Photo © 2010 Aaron Saunders 

The number of passengers who embarked on an Alaska or Pacific Coastal voyage from Vancouver, British Columbia this year are in – and they’re not good.

This year’s Vancouver passenger count was down to 575,000 from 898,473 for the same period last year.  The total economic impact in British Columbia of the reduced passenger count fell 26.3% to $1.2 billion from 1.6 billion in 2009.  Not since 2003 has there been a greater reduction in overall spending.

While the Port of Vancouver – now known as Port Metro Vancouver – initially lost some vessel traffic to Seattle when Norwegian Cruise Line first set up shop there in 1999, the de-facto home of the Inside Passage Alaska cruise continued to do remarkably well, even in the wake of 9/11.

In fact, the cruise industry in Vancouver was continuing to grow so rapidly that between 2001 and 2002, Canada Place was extended to enlarge the West and East berths to accommodate larger vessels, and created a third, North berth.  This arrangement could allow up to three large cruise ships to tie up at Canada Place at any given time, or four vessels if one was a smaller, expedition-style ship like the former Cruise West ships.

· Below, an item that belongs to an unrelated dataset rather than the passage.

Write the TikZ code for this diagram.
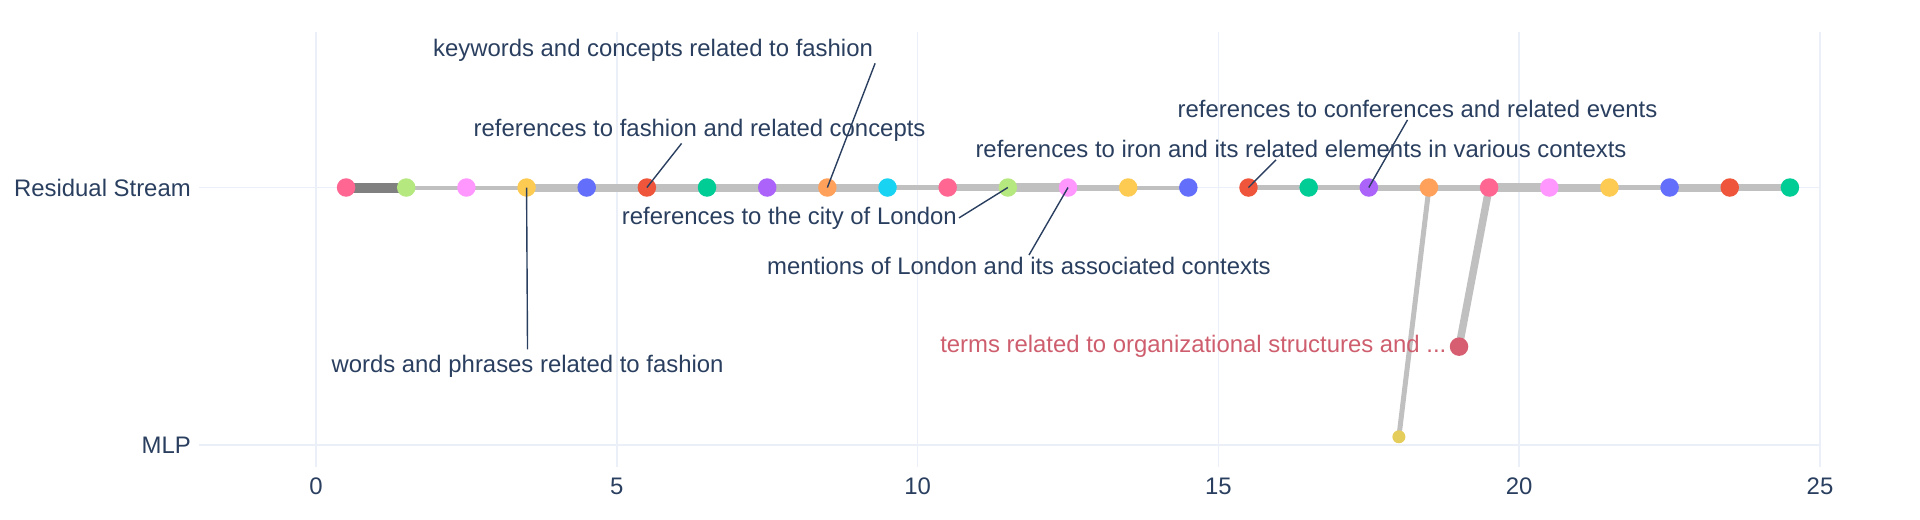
\documentclass[tikz,border=0pt]{standalone}
\usepackage{fontspec}
\setmainfont{Liberation Sans}
\usetikzlibrary{backgrounds}

\definecolor{navy}{HTML}{2A3F5F}
\definecolor{gridc}{HTML}{EBF0F8}
\definecolor{lgray}{HTML}{C0C0C0}
\definecolor{dgray}{HTML}{808080}
\definecolor{rose}{HTML}{FF6692}
\definecolor{lime}{HTML}{B6E880}
\definecolor{lpink}{HTML}{FF97FF}
\definecolor{amber}{HTML}{FECB52}
\definecolor{blue}{HTML}{636EFA}
\definecolor{tomato}{HTML}{EF553B}
\definecolor{teal}{HTML}{00CC96}
\definecolor{violet}{HTML}{AB63FA}
\definecolor{orange}{HTML}{FFA15A}
\definecolor{cyan}{HTML}{19D3F3}
\definecolor{mlpyel}{HTML}{E4CD5A}
\definecolor{mlpred}{HTML}{D65E70}
\definecolor{redtxt}{HTML}{CE5E6E}

\newcommand{\lbl}{\fontsize{23.9}{28}\selectfont}

\begin{document}
\begin{tikzpicture}[x=60.16pt, y=257.5pt,
	dot/.style={circle, inner sep=0pt, minimum size=18.5pt},
	edge/.style={draw=lgray, line cap=butt},
	label/.style={font=\lbl, text=navy, inner sep=2pt},
	tick/.style={font=\lbl, text=navy, inner sep=2pt},
	grid/.style={draw=gridc, line width=1.5pt},
	lead/.style={draw=navy, line width=1.4pt}]
	\useasboundingbox (-5.2527,-0.2874) rectangle (26.662,1.7282);
	
	%Nodes
	\foreach \c [count=\i from 0] in {rose,lime,lpink,amber,blue,tomato,teal,violet,orange,cyan,
		rose,lime,lpink,amber,blue,tomato,teal,violet,orange,rose,lpink,amber,blue,tomato,teal}
		\node[dot, fill=\c] (d\i) at (\i+0.5,1) {};
	\node[dot, fill=mlpyel, minimum size=13pt]	(m1)	at (18,0.032)	{};
	\node[dot, fill=mlpred]	(m2)	at (19,0.382)	{};
	
	%Labels
	\node[label]	(kw)	at (5.602,1.534)	{keywords and concepts related to fashion};
	\node[label]	(fc)	at (6.376,1.223)	{references to fashion and related concepts};
	\node[label]	(wp)	at (3.516,0.304)	{words and phrases related to fashion};
	\node[label, anchor=east]	(cl)	at (10.688,0.882)	{references to the city of London};
	\node[label]	(ml)	at (11.685,0.695)	{mentions of London and its associated contexts};
	\node[label]	(ir)	at (16.373,1.150)	{references to iron and its related elements in various contexts};
	\node[label]	(cf)	at (18.309,1.305)	{references to conferences and related events};
	\node[label, text=redtxt, anchor=east, xshift=-1pt]	(org)	at (m2.west)	{terms related to organizational structures and ...};
	
	%Axes
	\node[tick, anchor=east]	(rs)	at (-2.045,1)	{Residual Stream};
	\node[tick, anchor=east]	(mlp)	at (-2.045,0)	{MLP};
	\foreach \t in {0,5,...,25}
		\node[tick]	(t\t)	at (\t,-0.162)	{\t};
	
	%Lines
	\begin{scope}[on background layer]
		\foreach \t in {0,5,...,25}
			\draw[grid] (\t,-0.084) -- (\t,1.605);
		\draw[grid] (-1.945,1) -- (25,1);
		\draw[grid] (-1.945,0) -- (25,0);
		\draw[edge, draw=dgray, line width=10pt] (d0.center) -- (d1.center);
		\foreach \a/\b/\w in {1/2/4, 2/3/4, 3/4/8, 4/5/8, 5/6/8, 6/7/8, 7/8/8, 8/9/8, 9/10/4.5,
			10/11/7, 11/12/9, 12/13/6, 13/14/4, 15/16/5, 16/17/5.5, 17/18/6, 18/19/6,
			19/20/9.5, 20/21/8, 21/22/5.5, 22/23/8, 23/24/6.5}
			\draw[edge, line width=\w pt] (d\a.center) -- (d\b.center);
		\draw[edge, line width=5pt] (d18.center) -- (m1.center);
		\draw[edge, line width=7.5pt] (d19.center) -- (m2.center);
	\end{scope}
	
	\draw[lead] (kw.south east) -- (d8.center);
	\draw[lead] ([xshift=-18pt]fc.south) -- (d5.center);
	\draw[lead] ([yshift=4pt]wp.north) -- (d3.center);
	\draw[lead] (cl.east) -- (d11.center);
	\draw[lead] ([xshift=10pt]ml.north) -- (d12.center);
	\draw[lead] ([xshift=-25pt]ir.south) -- (d15.center);
	\draw[lead] ([xshift=-10pt]cf.south) -- (d17.center);
\end{tikzpicture}
\end{document}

Even with this expansion, the intervening years had days so busy that all three berths at Canada Place and both berths at nearby Ballantyne Pier were full.  On a turnaround weekend, traffic around Canada Place was a nightmare, with over twelve thousand people embarking or disembarking.  But lurking behind the incredible numbers of passengers coming and going each year was the disturbing fact that each year, Port Metro Vancouver was loosing one or two ships to Seattle. 

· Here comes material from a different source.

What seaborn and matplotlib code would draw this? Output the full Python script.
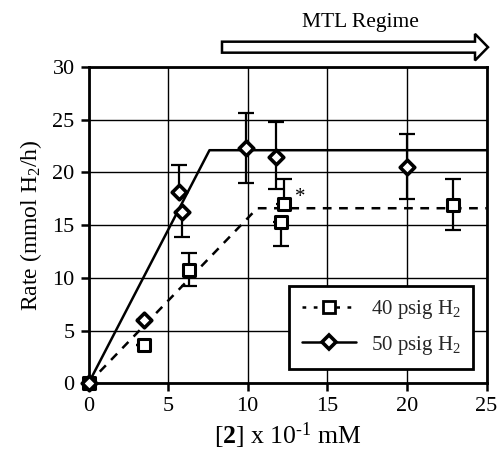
import numpy as np
import pandas as pd
import matplotlib.pyplot as plt
import matplotlib.patches as patches
from matplotlib.lines import Line2D
import seaborn as sns

# measured points, 50 psig H2 (diamonds)
x50 = [0, 3.5, 5.7, 5.9, 9.9, 11.8, 20.0]
y50 = [0, 6.0, 18.1, 16.2, 22.3, 21.5, 20.5]
lo50 = [0, 0, 0, 2.3, 3.3, 3.1, 3.0]
hi50 = [0, 0, 2.6, 0, 3.3, 3.3, 3.1]

# measured points, 40 psig H2 (squares)
x40 = [0, 3.5, 6.3, 12.1, 12.3, 22.9]
y40 = [0, 3.6, 10.7, 15.3, 17.0, 16.9]
lo40 = [0, 0, 1.5, 2.3, 0, 2.4]
hi40 = [0, 0, 1.7, 0, 2.4, 2.5]

# model lines
fit50_x = [0, 7.6, 25]
fit50_y = [0, 22.1, 22.1]
fit40_x = [0, 10.6, 25]
fit40_y = [0, 16.6, 16.6]

xticks = [0, 5, 10, 15, 20, 25]
yticks = [0, 5, 10, 15, 20, 25, 30]

sns.set_theme(style="white")
plt.rcParams['font.family'] = ['Liberation Serif', 'DejaVu Serif']
plt.rcParams['mathtext.fontset'] = 'custom'
plt.rcParams['mathtext.rm'] = 'Liberation Serif'
plt.rcParams['mathtext.bf'] = 'Liberation Serif:bold'
plt.rcParams['mathtext.it'] = 'Liberation Serif:italic'

fig, ax = plt.subplots(figsize=(5, 4.58), dpi=100)
fig.subplots_adjust(left=0.177, right=0.973, top=0.854, bottom=0.163)

ax.set_xlim(0, 25)
ax.set_ylim(0, 30)
ax.set_xticks(xticks)
ax.set_yticks(yticks)
ax.grid(True, color='black', linewidth=1.0)
ax.set_axisbelow(True)
for s in ax.spines.values():
    s.set_color('black')
    s.set_linewidth(2)
ax.tick_params(axis='both', direction='out', length=6, width=1.8, color='black',
               labelsize=16, labelcolor='black', pad=4, bottom=True, left=True)

# fit lines
sns.lineplot(x=fit40_x, y=fit40_y, ax=ax, color='black', linewidth=1.8,
             linestyle=(0, (3.5, 3)), zorder=3)
sns.lineplot(x=fit50_x, y=fit50_y, ax=ax, color='black', linewidth=1.8, zorder=3)

# error bars
ax.errorbar(x40, y40, yerr=[lo40, hi40], fmt='none', ecolor='black',
            elinewidth=1.6, capsize=6, capthick=1.6, zorder=4)
ax.errorbar(x50, y50, yerr=[lo50, hi50], fmt='none', ecolor='black',
            elinewidth=1.6, capsize=6, capthick=1.6, zorder=4)

# markers
sns.scatterplot(x=x40, y=y40, ax=ax, marker='s', s=85, facecolor='white',
                edgecolor='black', linewidth=2.2, zorder=5, clip_on=False)
sns.scatterplot(x=x50, y=y50, ax=ax, marker='D', s=55, facecolor='white',
                edgecolor='black', linewidth=2.6, zorder=6, clip_on=False)

ax.text(13.0, 17.6, '*', fontsize=15, color='black', ha='left', va='center')

ax.set_xlabel(r'[$\mathbf{2}$] x 10$^{\text{-1}}$ mM', fontsize=18.5, color='black', labelpad=3)
ax.set_ylabel(r'Rate (mmol H$_2$/h)', fontsize=17, color='black', labelpad=6)

handles = [
    Line2D([0], [0], color='black', linewidth=1.8, linestyle=(0, (1.5, 3)),
           marker='s', markersize=9, markerfacecolor='white',
           markeredgecolor='black', markeredgewidth=2),
    Line2D([0], [0], color='black', linewidth=1.8, marker='D', markersize=7,
           markerfacecolor='white', markeredgecolor='black', markeredgewidth=2.6),
]
leg = ax.legend(handles, [r'40 psig H$_2$', r'50 psig H$_2$'], loc='lower right',
                bbox_to_anchor=(0.966, 0.045), borderaxespad=0, fontsize=15,
                frameon=True, fancybox=False, framealpha=1, edgecolor='black',
                handlelength=2.6, handletextpad=0.7, borderpad=0.6, labelspacing=0.6)
leg.get_frame().set_linewidth(2)
leg.set_zorder(10)

# MTL regime arrow above the plot
arrow = patches.FancyArrow(0.444, 0.897, 0.976 - 0.444, 0, width=0.024,
                           head_width=0.058, head_length=0.026,
                           length_includes_head=True, facecolor='white',
                           edgecolor='black', linewidth=1.8,
                           transform=fig.transFigure)
fig.patches.append(arrow)
fig.text(0.72, 0.95, 'MTL Regime', fontsize=15.5, color='black', ha='center', va='center')

plt.savefig('out.png', dpi=100)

The Alaska Passenger Head Tax, coupled with the worst recession in decades in addition to absurdly high air prices to Vancouver International Airport forced many cruise lines to reconsider their deployment practices, opting to send ships to Seattle, which offers cheaper airfare out of Sea-Tac for many US-based customers, and is just as close as Vancouver.

When the damage was done, it hit home with surprising ferocity.  This year, I could count on one hand how many crazy days there were: one in May, and one in September.  In fact, Ballantyne Pier sat vacant and underutilized between the Olympics in February and one busy September day that saw it used for Holland America‘s Rotterdam and NCL‘s Norwegian Pearl.  

It was the slowest, most uneventful year for the port. 

As we wrote back in September, while the future for Port Metro Vancouver looks brighter in 2011, there is still work to be done.  The arrival of Disney Cruise Line and Oceania to the port marks a definite highlight on the horizon.

Let’s hope it’s a highlight that is here to stay.